Now, if you have a Kubernetes cluster with the Juju OLM accessible you can
directly `juju deploy <test-charm.charm>` to the cluster. You do not need to
publish your operator on Charmhub, you can pass the charm file around
directly to users, or for CI/CD purposes.

## Charmhub login and charm name reservations

[Charmhub](https://charmhub.io/) is the world's largest repository of
operators.  It makes it easy to share and collaborate on operators.

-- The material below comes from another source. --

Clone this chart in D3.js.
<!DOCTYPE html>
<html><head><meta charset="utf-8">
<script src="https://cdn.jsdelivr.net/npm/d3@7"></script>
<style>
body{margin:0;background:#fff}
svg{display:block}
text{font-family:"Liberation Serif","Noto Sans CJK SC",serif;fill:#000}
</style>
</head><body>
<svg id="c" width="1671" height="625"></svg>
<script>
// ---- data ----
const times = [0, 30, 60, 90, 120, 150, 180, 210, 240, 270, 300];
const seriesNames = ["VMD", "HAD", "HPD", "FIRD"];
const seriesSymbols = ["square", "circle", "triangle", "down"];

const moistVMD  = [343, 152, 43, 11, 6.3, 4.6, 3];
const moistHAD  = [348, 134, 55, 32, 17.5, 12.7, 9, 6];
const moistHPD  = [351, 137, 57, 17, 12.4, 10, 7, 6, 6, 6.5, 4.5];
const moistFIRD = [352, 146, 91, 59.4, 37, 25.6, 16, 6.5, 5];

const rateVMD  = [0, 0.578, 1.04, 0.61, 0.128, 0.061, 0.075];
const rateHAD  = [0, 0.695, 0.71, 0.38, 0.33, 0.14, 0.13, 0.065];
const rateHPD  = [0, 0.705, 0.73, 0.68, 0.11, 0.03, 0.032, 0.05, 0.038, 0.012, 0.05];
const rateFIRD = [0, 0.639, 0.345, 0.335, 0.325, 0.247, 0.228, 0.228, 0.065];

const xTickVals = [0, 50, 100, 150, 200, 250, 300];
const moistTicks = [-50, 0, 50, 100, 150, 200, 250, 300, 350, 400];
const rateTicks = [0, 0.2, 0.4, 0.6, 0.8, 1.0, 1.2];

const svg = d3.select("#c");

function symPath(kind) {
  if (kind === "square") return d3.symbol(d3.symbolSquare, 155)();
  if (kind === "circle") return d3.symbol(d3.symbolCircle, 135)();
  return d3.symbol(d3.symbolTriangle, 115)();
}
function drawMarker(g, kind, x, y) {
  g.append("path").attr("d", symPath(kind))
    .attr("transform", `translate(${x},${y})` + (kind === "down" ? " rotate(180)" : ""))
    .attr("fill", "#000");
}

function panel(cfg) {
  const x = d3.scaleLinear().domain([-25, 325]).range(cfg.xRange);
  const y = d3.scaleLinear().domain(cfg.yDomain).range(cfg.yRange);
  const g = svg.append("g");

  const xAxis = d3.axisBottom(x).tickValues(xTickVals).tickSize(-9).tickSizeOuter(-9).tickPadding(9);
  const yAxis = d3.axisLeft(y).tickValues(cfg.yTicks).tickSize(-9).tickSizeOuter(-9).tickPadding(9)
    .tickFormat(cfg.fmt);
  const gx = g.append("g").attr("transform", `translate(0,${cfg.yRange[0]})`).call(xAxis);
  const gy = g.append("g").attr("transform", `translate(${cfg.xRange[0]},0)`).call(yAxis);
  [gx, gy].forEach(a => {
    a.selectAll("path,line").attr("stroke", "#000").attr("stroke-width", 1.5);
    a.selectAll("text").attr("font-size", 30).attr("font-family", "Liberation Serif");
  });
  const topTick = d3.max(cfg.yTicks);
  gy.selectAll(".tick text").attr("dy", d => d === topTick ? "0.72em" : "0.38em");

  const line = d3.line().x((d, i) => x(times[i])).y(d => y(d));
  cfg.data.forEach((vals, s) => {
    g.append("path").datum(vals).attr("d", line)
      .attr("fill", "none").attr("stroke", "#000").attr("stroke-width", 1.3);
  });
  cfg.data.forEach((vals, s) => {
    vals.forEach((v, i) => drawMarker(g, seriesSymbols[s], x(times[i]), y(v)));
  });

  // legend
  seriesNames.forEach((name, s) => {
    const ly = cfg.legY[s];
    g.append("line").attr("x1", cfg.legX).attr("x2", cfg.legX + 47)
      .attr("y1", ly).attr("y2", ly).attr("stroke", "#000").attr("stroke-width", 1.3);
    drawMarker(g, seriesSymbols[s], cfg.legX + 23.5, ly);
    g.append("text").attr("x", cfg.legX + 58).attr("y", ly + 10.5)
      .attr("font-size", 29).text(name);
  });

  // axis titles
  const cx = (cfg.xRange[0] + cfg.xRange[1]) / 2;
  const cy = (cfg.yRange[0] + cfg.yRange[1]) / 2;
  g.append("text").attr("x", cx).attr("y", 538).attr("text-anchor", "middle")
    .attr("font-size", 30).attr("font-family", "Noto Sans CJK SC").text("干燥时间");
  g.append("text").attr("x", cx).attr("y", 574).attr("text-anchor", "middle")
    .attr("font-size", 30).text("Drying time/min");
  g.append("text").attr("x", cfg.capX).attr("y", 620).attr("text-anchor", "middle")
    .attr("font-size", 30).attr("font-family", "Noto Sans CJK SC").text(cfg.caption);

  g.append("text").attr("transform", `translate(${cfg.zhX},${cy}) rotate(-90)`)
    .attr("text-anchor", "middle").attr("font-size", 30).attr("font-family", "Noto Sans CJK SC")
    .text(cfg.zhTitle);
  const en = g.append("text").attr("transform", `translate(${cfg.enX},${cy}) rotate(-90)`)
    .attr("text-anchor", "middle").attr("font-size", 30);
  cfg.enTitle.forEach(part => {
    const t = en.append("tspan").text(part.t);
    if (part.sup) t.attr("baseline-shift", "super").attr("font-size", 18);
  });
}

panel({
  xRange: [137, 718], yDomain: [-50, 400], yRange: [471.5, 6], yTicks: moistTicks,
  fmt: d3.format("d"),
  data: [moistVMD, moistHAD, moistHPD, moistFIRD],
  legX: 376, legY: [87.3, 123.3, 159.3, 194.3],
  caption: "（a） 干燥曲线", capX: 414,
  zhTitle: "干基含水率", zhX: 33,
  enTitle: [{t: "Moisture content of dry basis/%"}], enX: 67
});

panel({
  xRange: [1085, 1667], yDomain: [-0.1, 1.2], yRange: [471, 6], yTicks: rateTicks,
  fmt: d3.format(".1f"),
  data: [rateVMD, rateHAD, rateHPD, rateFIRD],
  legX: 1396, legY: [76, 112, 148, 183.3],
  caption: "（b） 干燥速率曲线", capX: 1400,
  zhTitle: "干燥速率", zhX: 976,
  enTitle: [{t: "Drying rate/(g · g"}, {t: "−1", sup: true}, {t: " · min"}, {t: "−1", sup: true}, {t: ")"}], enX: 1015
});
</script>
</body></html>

The
community are interested in operators for a very wide range of purposes,
including infrastructure-as-code and legacy application management, and of
course Kubernetes operators.

Use `charmcraft login` and `charmcraft logout` to sign into Charmhub.

## Charmhub name registration

You can register operator names in Charmhub with `charmcraft register
<name>`. Many common names have been reserved, you are encouraged to discuss
your interest in leading or collaborating on a charm in [Charmhub
Discourse](https://discourse.charmhub.io/).

Charmhub naming policy is the principle of least surprise - a well-known
name should map to an operator that most people would expect to get for that
name.

Operators in Charmhub can be renamed as needed, so feel free to register a
temporary name, such as <username>-<charmname> as a placeholder.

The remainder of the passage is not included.